After the Fed's rate cut Tuesday, the Philadelphia Housing Sector Index jumped 6%. It has already given back ground, falling 0.8% Wednesday, and recently sliding another 2.6% Thursday.

"I don't really think this Fed cut is going to help the fundamentals for the builders," says Alex Barron, senior homebuilding analyst at Agency Trading Group.

"I suspect a lot of people are probably going to use [the post-Fed rally] to come in and start shorting the builders again, knowing that all these weekend sales they are doing is going to cause them to report more impairment charges over coming quarters."

The essential problem for builders is that the housing market is suffering from a fundamental imbalance between supply and demand.

Oversupply of inventories and the continued building of homes without buyers are hurting one side of the graph.

Demand, meanwhile, remains anemic, since prices generally remain high and aggressive mortgage financing options for buyers have disappeared. And a lower fed funds rate will not necessarily create mortgage rate relief.

To clear inventories, builders are now being forced into pricing wars, as evidenced by the recent Hovnanian campaign.

The question is whether there is any profit margin left in the homebuilding business, says one veteran real estate hedge fund manager who remains bearish on housing. That makes valuing stocks today on future earnings a dicey proposition.

"It's like being in the middle of war and trying to figure out what it would be like in peacetime," the manager says.

Says Barron, the analyst: "You can't have a sustainable business model if you lose money on every home you sell. It seems that is what these weekend sales are about: Who can lose money the fastest."

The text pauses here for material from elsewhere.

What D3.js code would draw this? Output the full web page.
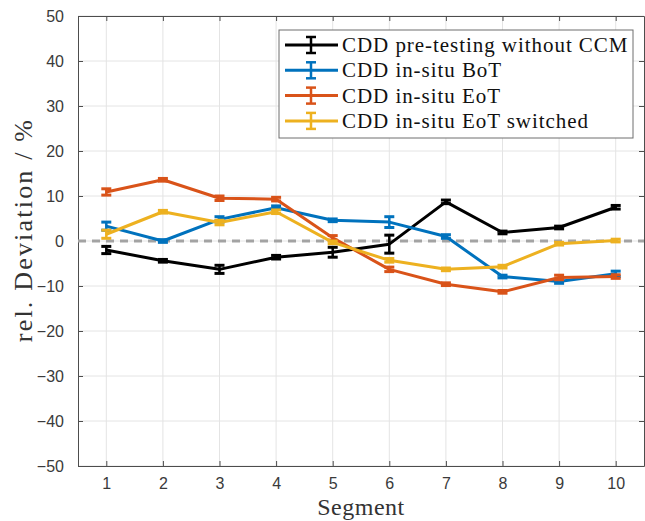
<!DOCTYPE html>
<html>
<head>
<meta charset="utf-8">
<script src="https://cdn.jsdelivr.net/npm/d3@7"></script>
<style>
  body { margin: 0; background: #fff; }
</style>
</head>
<body>
<div id="chart"></div>
<script>
// values (relative deviation in %)
const segments = [1, 2, 3, 4, 5, 6, 7, 8, 9, 10];
const yTicks = [-50, -40, -30, -20, -10, 0, 10, 20, 30, 40, 50];

const preTesting     = [-2.0, -4.4, -6.3, -3.6, -2.5, -0.7, 8.7, 1.9, 3.0, 7.5];
const preTestingErr  = [0.8, 0.3, 0.9, 0.4, 1.1, 2.0, 0.4, 0.3, 0.3, 0.4];
const inSituBoT      = [3.3, 0.0, 4.8, 7.4, 4.6, 4.2, 1.0, -7.9, -9.0, -7.3];
const inSituBoTErr   = [0.9, 0.3, 0.6, 0.4, 0.3, 1.2, 0.4, 0.3, 0.4, 0.6];
const inSituEoT      = [10.9, 13.6, 9.5, 9.3, 0.7, -6.3, -9.6, -11.3, -8.1, -7.9];
const inSituEoTErr   = [0.7, 0.3, 0.5, 0.4, 0.5, 0.5, 0.3, 0.3, 0.5, 0.4];
const eotSwitched    = [1.5, 6.5, 4.1, 6.5, -0.3, -4.3, -6.3, -5.7, -0.6, 0.1];
const eotSwitchedErr = [0.9, 0.3, 0.5, 0.4, 0.3, 0.4, 0.3, 0.3, 0.3, 0.3];

const seriesNames = ["CDD pre-testing without CCM", "CDD in-situ BoT", "CDD in-situ EoT", "CDD in-situ EoT switched"];
const seriesColors = ["#000000", "#0072BD", "#D95319", "#EDB120"];

const series = [
  {name: seriesNames[0], values: preTesting, err: preTestingErr, color: seriesColors[0]},
  {name: seriesNames[1], values: inSituBoT, err: inSituBoTErr, color: seriesColors[1]},
  {name: seriesNames[2], values: inSituEoT, err: inSituEoTErr, color: seriesColors[2]},
  {name: seriesNames[3], values: eotSwitched, err: eotSwitchedErr, color: seriesColors[3]}
];

const width = 645, height = 521;
const margin = {top: 16, bottom: 55, left: 78, right: 1};

const svg = d3.select("#chart")
  .append("svg")
  .attr("width", width)
  .attr("height", height);

const x = d3.scaleLinear()
  .domain([0.5, 10.5])
  .range([margin.left, width - margin.right]);

const y = d3.scaleLinear()
  .domain([-50, 50])
  .range([height - margin.bottom, margin.top]);

const axisColor = "#4d4d4d";

// grid lines
svg.append("g")
  .selectAll("line")
  .data(yTicks)
  .enter()
  .append("line")
  .attr("x1", x(0.5)).attr("x2", x(10.5))
  .attr("y1", d => y(d)).attr("y2", d => y(d))
  .attr("stroke", "#e4e4e4");

svg.append("g")
  .selectAll("line")
  .data(segments)
  .enter()
  .append("line")
  .attr("x1", d => x(d)).attr("x2", d => x(d))
  .attr("y1", y(-50)).attr("y2", y(50))
  .attr("stroke", "#e4e4e4");

// axes, ticks pointing inwards like matlab
function styleAxis(g) {
  g.select(".domain").attr("stroke", axisColor);
  g.selectAll(".tick line").attr("stroke", axisColor);
  g.selectAll(".tick text")
    .attr("fill", "#3a3a3a")
    .style("font-family", "Liberation Sans, Arial, sans-serif")
    .style("font-size", "16px");
}

svg.append("g")
  .attr("transform", `translate(0,${y(-50)})`)
  .call(d3.axisBottom(x).tickValues(segments).tickFormat(d3.format("d")).tickSizeInner(-5).tickSizeOuter(0).tickPadding(12))
  .call(styleAxis);

svg.append("g")
  .attr("transform", `translate(0,${y(50)})`)
  .call(d3.axisTop(x).tickValues(segments).tickFormat("").tickSizeInner(-5).tickSizeOuter(0))
  .call(styleAxis);

svg.append("g")
  .attr("transform", `translate(${x(0.5)},0)`)
  .call(d3.axisLeft(y).tickValues(yTicks).tickFormat(d3.format("d")).tickSizeInner(-5).tickSizeOuter(0).tickPadding(14))
  .call(styleAxis);

svg.append("g")
  .attr("transform", `translate(${x(10.5)},0)`)
  .call(d3.axisRight(y).tickValues(yTicks).tickFormat("").tickSizeInner(-5).tickSizeOuter(0))
  .call(styleAxis);

// dashed zero line
svg.append("line")
  .attr("x1", x(0.5)).attr("x2", x(10.5))
  .attr("y1", y(0)).attr("y2", y(0))
  .attr("stroke", "#a3a3a3")
  .attr("stroke-width", 3)
  .attr("stroke-dasharray", "8,6");

const line = d3.line()
  .x((d, i) => x(segments[i]))
  .y(d => y(d));

const capW = 5;

series.forEach(s => {
  const g = svg.append("g");

  g.append("path")
    .datum(s.values)
    .attr("d", line)
    .attr("fill", "none")
    .attr("stroke", s.color)
    .attr("stroke-width", 3)
    .attr("stroke-linejoin", "round");

  // error bars
  const bars = g.selectAll(".err")
    .data(s.values.map((v, i) => ({seg: segments[i], v: v, e: s.err[i]})))
    .enter()
    .append("g");

  bars.append("line")
    .attr("x1", d => x(d.seg)).attr("x2", d => x(d.seg))
    .attr("y1", d => y(d.v - d.e)).attr("y2", d => y(d.v + d.e))
    .attr("stroke", s.color).attr("stroke-width", 2.5);

  bars.append("line")
    .attr("x1", d => x(d.seg) - capW).attr("x2", d => x(d.seg) + capW)
    .attr("y1", d => y(d.v + d.e)).attr("y2", d => y(d.v + d.e))
    .attr("stroke", s.color).attr("stroke-width", 3);

  bars.append("line")
    .attr("x1", d => x(d.seg) - capW).attr("x2", d => x(d.seg) + capW)
    .attr("y1", d => y(d.v - d.e)).attr("y2", d => y(d.v - d.e))
    .attr("stroke", s.color).attr("stroke-width", 3);
});

// legend
const legend = svg.append("g")
  .attr("transform", "translate(279,30)");

legend.append("rect")
  .attr("width", 354)
  .attr("height", 108)
  .attr("fill", "#fff")
  .attr("stroke", "#6e6e6e")
  .attr("stroke-width", 1);

series.forEach((s, i) => {
  const cy = 15 + i * 25.3;
  legend.append("line")
    .attr("x1", 6).attr("x2", 59)
    .attr("y1", cy).attr("y2", cy)
    .attr("stroke", s.color).attr("stroke-width", 3);
  legend.append("line")
    .attr("x1", 32).attr("x2", 32)
    .attr("y1", cy - 8).attr("y2", cy + 8)
    .attr("stroke", s.color).attr("stroke-width", 2.5);
  [cy - 8, cy + 8].forEach(yy => {
    legend.append("line")
      .attr("x1", 27).attr("x2", 37)
      .attr("y1", yy).attr("y2", yy)
      .attr("stroke", s.color).attr("stroke-width", 2.5);
  });
  legend.append("text")
    .attr("x", 63)
    .attr("y", cy + 7)
    .style("font-family", "Liberation Serif, Times New Roman, serif")
    .style("font-size", "21px")
    .style("letter-spacing", "0.95px")
    .attr("fill", "#111")
    .text(s.name);
});

// axis labels
svg.append("text")
  .attr("x", x(5.5))
  .attr("y", 515)
  .style("text-anchor", "middle")
  .style("font-family", "Liberation Serif, Times New Roman, serif")
  .style("font-size", "24px")
  .style("letter-spacing", "0.5px")
  .attr("fill", "#333")
  .text("Segment");

svg.append("text")
  .attr("transform", "rotate(-90)")
  .attr("x", -230)
  .attr("y", 32)
  .style("text-anchor", "middle")
  .style("font-family", "Liberation Serif, Times New Roman, serif")
  .style("font-size", "26px")
  .style("letter-spacing", "2.2px")
  .attr("fill", "#333")
  .text("rel. Deviation / %");
</script>
</body>
</html>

Selling homes at discounted prices creates cash, but not profits. And if one builder cuts prices, then the builder across the street has to react in turn. This leads to builders recording more impairment charges, since land and communities for sale on balance sheets need to be written down to levels that allow for profits.

This quandary was raised by Ryland(RYL:NYSE) Chief Financial Officer Gordon Milne at a Credit Suisse investor conference Tuesday.

Milne said his company is offering price discounts ranging from 5% to 20% nationally at its communities. These prices are based on what the competitor is doing across the street.

"We have to match in order to keep business up," he said.

Land impairment charges, meanwhile, may continue at a rapid rate so long as prices keep falling. As Milne said, the builder either doesn't sell the house or it writes down the value of the community. The former, he said, is not really an option.

The declining fundamentals of the homebuilding business are being exacerbated by the fact that builders continue to build "speculative homes" -- houses for which they do not have a buyer lined up.

The idea is to immediately monetize land rather than just sit on it until the market recovers. Such moves are a classical prisoner's dilemma, where the best interest for each individual is not in the best interest for a whole.